In retrospect, I still don't know which aspect of the second exam was worse: that rancid kool-aid brew I was forced to endure; the subsequent track marks on my arms --a byproduct after four hours of testing; or the icky fruit-punch mouth I unwittingly sprung on innocent bystanders upon smiling at them until (that is) I successfully made my way to a toothbrush.

Tuesday, January 29, 2008

Slackertopia

...so I am officially one of THEM.



You know what I'm talking about.



The kind of people that have their Christmas tree complete with accompanying nativity scene still situated in the center of their living room at the end of January and beyond.



Now put away that wagging finger and don't be a judger since I do have some credit due: I actually removed the outdoor Christmas lights and decorations. See, I don't believe in having the whole neighborhood share in my public shame because that's just the kind of classy dame I am. :)



I keep the dysfunction indoors and only debut it on special occasions like for example when alcohol is involved or my husband has angered me for the umpteenth time while I'm pregnant. That way it's special...like a debutante ball for my neuroses.

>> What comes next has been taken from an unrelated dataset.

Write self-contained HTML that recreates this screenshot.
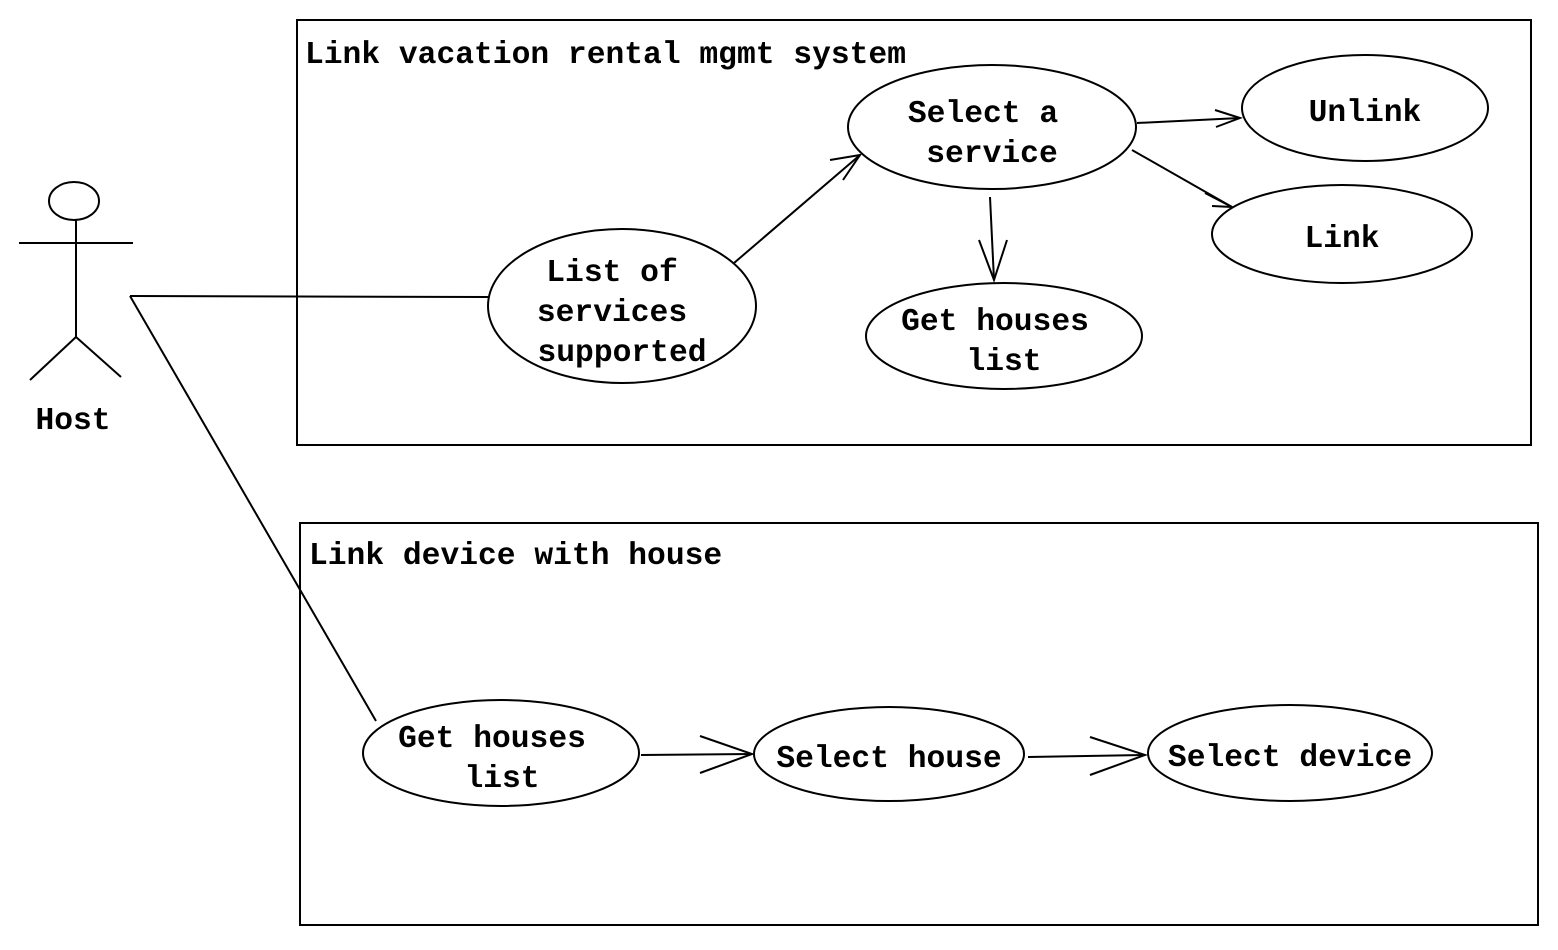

Anyhoo, the situation is starting to seem pretty grim too since staring at these holiday treats in bewilderment has (fascinatingly enough) done little to improve the predicament and it seems twitching my nose in Samantha-esque fashion has yielded similar results.



*sigh*

Monday, January 21, 2008

Trade-Offs & Sabotage!

Well, I woke up feeling particularily spectactular this morning and by spectactular I mean as if I were on my deathbed. :(



My entire left eye is swollen due to a piercing migraine that is akin to a family of dancing needles performing in unison around its outer rim. I think it's fascinating how typically-viewed delusional and irrational ideas such as gouging said eye out or fanatisizing about numbing that area with a punch to the face suddenly appear quite practical when enduring unyielding mind-splitting pain.



The worst part of this dim scenario is that I had planned on cleaning my house today. Truth be told, I had planned on doing it yesterday morning with my daughter, but my aunt invited us over for a playdate at the eleventh hour. My 10 yr. old child then afforded me one of those priceless facial expressions that reads I'm the wicked witch singing the back-up vocals to Cinderelly, Cinderelly if I forced her to endure chores on such a lovely day.



Upon arriving home, I remain undaunted in my now seemingly hopeless quest for order. I even began tackling the abyss known as endless baskets of laundry in my room. Mere moments later; however, my hubby and child requested my attention outside to see a snowwoman they had accessorized on our front lawn. Unsuspecting of a ruse, I dutifully stepped outside to compliment them on their efforts, to which they responded by opting to ruthlessly pelt me with a ceaseless attack of snowballs.



Did I mention that I am seven months pregnant? Did I share that I had to run on black ice just to get away from these deranged freaks of nature?



By the time I managed to make it home, I literally collapsed in a breathless heap with every intention of cleaning when I awoke the next morning unaware--of course-- that I'd be waking up to this hellish nightmare and now we're full circle.



*sigh*



Lather. Rinse. Repeat.

Friday, January 18, 2008

Giving This Bloggie Thing a Whirl









The adventure begins. :)




Ode to My People

Inspired by some of the great mommy blogs that are out there, I decided to whip out my own cyber quill and get scribblin'. I always thought I was a somewhat well-adjusted individual, but, hey guess what? Venting is my thing too! Finding a cult devoted to the art of it via these mommy blogs was like submitting to that little voice in your head which assures you that you're not quite as batshit bonkers as you previously believed.



The bloggie that snipped away any reservations I might have had about cyber-scribing can be found here: Slacker-Moms-r-us


I discovered it yesterday while googling that famous oddity known as the tiddy bear and I became instantly smitten. (Mind the cliche). That's right. Who would have pegged the tiddy bear for such a giver?